-- PROBLEM --
All lines below must be repeated exactly, with the pictures omitted.

-- SUPPLIED INFORMATION --

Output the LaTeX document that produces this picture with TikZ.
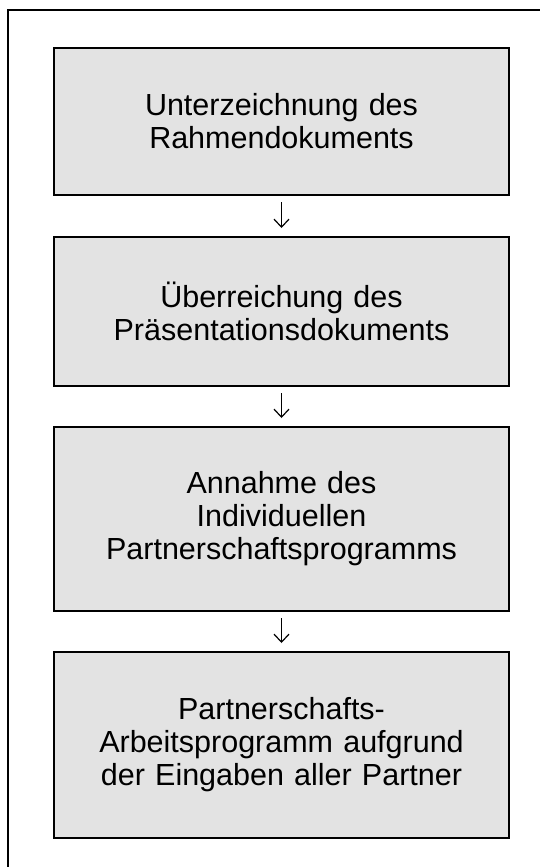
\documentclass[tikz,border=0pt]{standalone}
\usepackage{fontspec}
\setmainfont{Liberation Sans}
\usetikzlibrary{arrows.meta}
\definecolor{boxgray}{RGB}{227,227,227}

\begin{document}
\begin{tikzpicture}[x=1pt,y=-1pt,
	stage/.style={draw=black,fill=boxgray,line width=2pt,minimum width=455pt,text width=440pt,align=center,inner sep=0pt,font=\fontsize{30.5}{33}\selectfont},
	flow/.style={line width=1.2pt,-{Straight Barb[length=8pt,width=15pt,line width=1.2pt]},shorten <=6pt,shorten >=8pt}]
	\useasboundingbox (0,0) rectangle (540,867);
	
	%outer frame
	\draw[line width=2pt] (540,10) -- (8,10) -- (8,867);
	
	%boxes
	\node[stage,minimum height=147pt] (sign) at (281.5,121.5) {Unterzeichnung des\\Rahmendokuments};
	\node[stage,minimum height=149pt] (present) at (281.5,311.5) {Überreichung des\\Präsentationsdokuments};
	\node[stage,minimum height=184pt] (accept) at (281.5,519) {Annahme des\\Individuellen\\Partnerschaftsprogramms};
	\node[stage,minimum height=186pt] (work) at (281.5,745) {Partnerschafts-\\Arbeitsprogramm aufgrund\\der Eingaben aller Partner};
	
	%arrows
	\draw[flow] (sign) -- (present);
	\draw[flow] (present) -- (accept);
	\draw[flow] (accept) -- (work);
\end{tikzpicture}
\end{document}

-- EXERCISE RESULT --
Output the LaTeX document that produces this picture with TikZ.
\documentclass[tikz,border=0pt]{standalone}
\usepackage{fontspec}
\setmainfont{Liberation Sans}
\usetikzlibrary{arrows.meta}
\definecolor{boxgray}{RGB}{227,227,227}

\begin{document}
\begin{tikzpicture}[x=1pt,y=-1pt,
	stage/.style={draw=black,fill=boxgray,line width=2pt,minimum width=455pt,text width=440pt,align=center,inner sep=0pt,font=\fontsize{30.5}{33}\selectfont},
	flow/.style={line width=1.2pt,-{Straight Barb[length=8pt,width=15pt,line width=1.2pt]},shorten <=6pt,shorten >=8pt}]
	\useasboundingbox (0,0) rectangle (540,867);
	
	%outer frame
	\draw[line width=2pt] (540,10) -- (8,10) -- (8,867);
	
	%boxes
	\node[stage,minimum height=147pt] (sign) at (281.5,121.5) {Unterzeichnung des\\Rahmendokuments};
	\node[stage,minimum height=149pt] (present) at (281.5,311.5) {Überreichung des\\Präsentationsdokuments};
	\node[stage,minimum height=184pt] (accept) at (281.5,519) {Annahme des\\Individuellen\\Partnerschaftsprogramms};
	\node[stage,minimum height=186pt] (work) at (281.5,745) {Partnerschafts-\\Arbeitsprogramm aufgrund\\der Eingaben aller Partner};
	
	%arrows
	\draw[flow] (sign) -- (present);
	\draw[flow] (present) -- (accept);
	\draw[flow] (accept) -- (work);
\end{tikzpicture}
\end{document}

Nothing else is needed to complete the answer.